Instructional design is a technology which incorporates known and verified learning strategies into instructional experiences which make the acquisition of knowledge and skill more efficient, effective, and appealing.

While instruction takes place in a larger organizational context, the technology of instructional design is concerned only with the development of learning experiences and environments, not with the broader concerns of systemic change, organizational behavior, performance support, and other human resource problems.

Instruction involves directing students to appropriate learning activities; guiding students to appropriate knowledge; helping students rehearse, encode, and process information; monitoring student performance; and providing feedback as to the appropriateness of the student's learning activities and practice performance. Instructional design is the technology of creating learning experiences and learning environments which promote these instructional activities."


What we see here is an attempt to define instructional design as an “objective science,” and proper instruction as an act performed by an instructor who believes in the absolute certainty and truth of the content and method of delivering instruction. Merrill, in fact, reaffirms this position: “Those persons who claim that knowledge is founded on collaboration rather than empirical science, or who claim that all truth is relative, are not instructional designers.”

So, how do you design instruction?

Taking Merrill’s argument forward, an instructional designer needs to believe that the instructional content (knowledge/skills/attitude) s/he is designing is true (because truth is not relative). Then, s/he is faced with the task of making the acquisition of knowledge efficient and effective. In First Principles of Instruction, Merrill says that to facilitate learning effectively, the instruction/environment needs to:

· Engage learners in solving real world problems
· Activate existing knowledge as a foundation for new knowledge
· Demonstrate new knowledge to the learner
· Provide opportunities to the learner to apply new knowledge
· Provide opportunities to the learner to integrate new knowledge into the learner’s world

These points probably hold true when designing self-paced instruction under certain well-defined assumptions. However, this whole premise becomes contestable when you try to define knowledge (Merrill seems to equate knowledge with something as definite as a physical object: "New knowledge is demonstrated"!!).

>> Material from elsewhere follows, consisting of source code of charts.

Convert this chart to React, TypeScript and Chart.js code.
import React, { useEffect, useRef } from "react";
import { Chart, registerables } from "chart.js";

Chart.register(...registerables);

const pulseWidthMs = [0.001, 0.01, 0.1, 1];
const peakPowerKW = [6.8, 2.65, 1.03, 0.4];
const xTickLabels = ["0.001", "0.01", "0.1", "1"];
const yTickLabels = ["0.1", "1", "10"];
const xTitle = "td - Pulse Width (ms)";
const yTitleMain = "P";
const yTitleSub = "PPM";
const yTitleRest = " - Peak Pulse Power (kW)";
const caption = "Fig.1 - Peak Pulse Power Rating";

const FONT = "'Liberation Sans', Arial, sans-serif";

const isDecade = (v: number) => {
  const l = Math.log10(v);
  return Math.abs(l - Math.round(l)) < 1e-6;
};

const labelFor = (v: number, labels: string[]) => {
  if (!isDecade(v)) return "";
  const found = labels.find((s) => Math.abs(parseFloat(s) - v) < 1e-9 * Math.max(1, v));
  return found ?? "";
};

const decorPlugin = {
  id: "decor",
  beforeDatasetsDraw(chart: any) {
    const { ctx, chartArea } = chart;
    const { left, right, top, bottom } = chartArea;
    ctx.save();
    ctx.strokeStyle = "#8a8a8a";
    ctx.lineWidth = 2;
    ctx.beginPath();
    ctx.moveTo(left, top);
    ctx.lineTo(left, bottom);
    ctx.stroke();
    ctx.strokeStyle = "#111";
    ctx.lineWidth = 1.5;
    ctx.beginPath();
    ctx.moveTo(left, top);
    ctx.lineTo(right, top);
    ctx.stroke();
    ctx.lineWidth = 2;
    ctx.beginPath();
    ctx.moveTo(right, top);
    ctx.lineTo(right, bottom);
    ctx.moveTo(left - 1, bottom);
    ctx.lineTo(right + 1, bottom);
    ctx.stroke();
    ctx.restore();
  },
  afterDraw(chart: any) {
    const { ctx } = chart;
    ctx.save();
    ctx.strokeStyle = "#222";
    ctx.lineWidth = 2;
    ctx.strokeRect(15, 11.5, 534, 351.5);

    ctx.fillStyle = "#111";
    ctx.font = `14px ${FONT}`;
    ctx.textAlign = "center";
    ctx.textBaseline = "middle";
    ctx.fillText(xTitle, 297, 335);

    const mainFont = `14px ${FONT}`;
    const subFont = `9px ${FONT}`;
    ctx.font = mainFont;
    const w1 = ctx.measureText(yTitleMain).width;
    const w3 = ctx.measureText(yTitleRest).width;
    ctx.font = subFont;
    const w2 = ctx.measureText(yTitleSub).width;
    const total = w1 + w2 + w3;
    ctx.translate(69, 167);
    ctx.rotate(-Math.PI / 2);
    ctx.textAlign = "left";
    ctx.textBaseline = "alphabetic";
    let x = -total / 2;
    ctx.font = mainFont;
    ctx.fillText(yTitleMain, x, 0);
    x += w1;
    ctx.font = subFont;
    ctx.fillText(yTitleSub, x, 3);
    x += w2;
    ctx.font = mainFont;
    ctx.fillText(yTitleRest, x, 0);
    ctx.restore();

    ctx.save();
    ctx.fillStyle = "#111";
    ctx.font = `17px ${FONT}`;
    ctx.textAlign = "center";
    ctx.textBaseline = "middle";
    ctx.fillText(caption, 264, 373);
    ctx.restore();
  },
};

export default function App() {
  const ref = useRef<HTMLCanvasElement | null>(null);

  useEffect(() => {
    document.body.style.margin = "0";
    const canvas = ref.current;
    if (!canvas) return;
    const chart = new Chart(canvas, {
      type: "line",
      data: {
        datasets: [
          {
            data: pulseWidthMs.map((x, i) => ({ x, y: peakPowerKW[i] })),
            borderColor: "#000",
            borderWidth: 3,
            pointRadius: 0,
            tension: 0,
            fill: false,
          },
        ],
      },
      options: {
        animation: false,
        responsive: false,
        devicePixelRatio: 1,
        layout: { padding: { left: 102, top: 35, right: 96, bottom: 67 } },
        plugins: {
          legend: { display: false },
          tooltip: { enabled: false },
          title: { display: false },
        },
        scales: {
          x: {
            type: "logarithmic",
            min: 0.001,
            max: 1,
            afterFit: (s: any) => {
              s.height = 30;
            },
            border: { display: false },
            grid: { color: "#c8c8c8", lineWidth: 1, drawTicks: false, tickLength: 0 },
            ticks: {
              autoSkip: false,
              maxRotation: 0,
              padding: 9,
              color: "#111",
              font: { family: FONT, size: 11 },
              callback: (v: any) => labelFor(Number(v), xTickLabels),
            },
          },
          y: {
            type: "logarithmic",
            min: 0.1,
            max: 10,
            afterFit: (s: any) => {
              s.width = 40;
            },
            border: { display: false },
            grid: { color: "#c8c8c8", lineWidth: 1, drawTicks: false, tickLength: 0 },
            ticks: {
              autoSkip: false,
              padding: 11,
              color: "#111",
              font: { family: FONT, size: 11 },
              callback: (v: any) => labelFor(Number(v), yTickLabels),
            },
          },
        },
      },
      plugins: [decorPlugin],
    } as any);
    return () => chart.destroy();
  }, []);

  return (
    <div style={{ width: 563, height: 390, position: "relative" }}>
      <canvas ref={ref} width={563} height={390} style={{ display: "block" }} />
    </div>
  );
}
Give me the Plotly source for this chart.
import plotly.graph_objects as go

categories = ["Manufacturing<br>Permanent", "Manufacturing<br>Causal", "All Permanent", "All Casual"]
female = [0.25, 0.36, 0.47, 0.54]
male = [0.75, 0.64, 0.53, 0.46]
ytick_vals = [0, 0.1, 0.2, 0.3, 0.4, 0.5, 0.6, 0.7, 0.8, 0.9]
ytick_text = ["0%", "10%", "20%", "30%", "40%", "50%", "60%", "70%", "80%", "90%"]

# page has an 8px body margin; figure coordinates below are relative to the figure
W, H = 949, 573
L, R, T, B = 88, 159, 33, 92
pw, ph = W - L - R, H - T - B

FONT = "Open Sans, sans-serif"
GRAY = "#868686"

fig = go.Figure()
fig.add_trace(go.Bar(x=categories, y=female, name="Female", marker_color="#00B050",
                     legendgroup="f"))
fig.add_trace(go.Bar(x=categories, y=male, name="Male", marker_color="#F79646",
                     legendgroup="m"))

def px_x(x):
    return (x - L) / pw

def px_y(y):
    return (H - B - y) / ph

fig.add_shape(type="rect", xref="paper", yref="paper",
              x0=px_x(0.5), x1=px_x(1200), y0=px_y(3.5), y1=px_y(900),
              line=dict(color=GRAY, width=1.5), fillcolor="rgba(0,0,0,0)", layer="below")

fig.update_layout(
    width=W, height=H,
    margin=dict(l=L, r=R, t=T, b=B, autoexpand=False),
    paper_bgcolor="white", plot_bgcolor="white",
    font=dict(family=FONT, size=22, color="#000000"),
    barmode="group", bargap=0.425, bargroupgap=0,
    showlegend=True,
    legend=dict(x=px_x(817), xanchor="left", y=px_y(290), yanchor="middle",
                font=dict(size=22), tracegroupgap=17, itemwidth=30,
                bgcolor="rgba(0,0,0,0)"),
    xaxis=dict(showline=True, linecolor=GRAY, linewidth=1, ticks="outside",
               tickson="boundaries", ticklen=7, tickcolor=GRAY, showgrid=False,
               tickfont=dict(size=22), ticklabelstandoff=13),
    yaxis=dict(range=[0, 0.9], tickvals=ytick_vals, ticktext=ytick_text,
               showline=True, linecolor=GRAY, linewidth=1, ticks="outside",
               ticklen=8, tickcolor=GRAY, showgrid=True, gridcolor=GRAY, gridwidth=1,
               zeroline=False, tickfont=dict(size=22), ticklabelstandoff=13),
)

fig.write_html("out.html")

Sample the following definitions of knowledge on the Web:

Cognition: the psychological result of perception and learning and reasoning wordnet.princeton.edu/perl/webwn

Knowledge is the awareness and understanding of facts, truths or information gained in the form of experience or learning (a posteriori), or through introspection (a priori). Knowledge is an appreciation of the possession of interconnected details which, in isolation, are of lesser value. en.wikipedia.org/wiki/Knowledge

arrange, define, duplicate, label, list, memorize, name, order, recognize, relate, recall, repeat, reproduce state.
www.tecweb.org/eddevel/edtech/blooms.html

Organized or contextualised information which can be used to produce new meanings and generate new data.
www.christlinks.com/glossary2.html

... what the person knows.
www.anu.edu.au/people/Roger.Clarke/DV/Intro.html

Of course, there is the traditional conception of knowledge as "justified true belief" and the famous Gettier problem that puts a logical spin on it with counter examples.

That said, I do agree that there are some forms of knowledge, such as 2 + 2 = 4, that will remain conceptually true forever. At the same time, one should also remember that not all knowledge can be categorized in the 2 + 2 = 4 mould.

Now, where does that leave us? Obviously, it doesn’t leave us without choices. In fact, it expands our understanding of the non-definable nature of knowledge; it makes us aware that we are forced to draw our limits if we have to design instruction; it allows us to make our assumptions before designing and makes us aware that all of those assumptions may not hold true at all times. In the end, we know that we have to draw a line on sand if we have to make a beginning.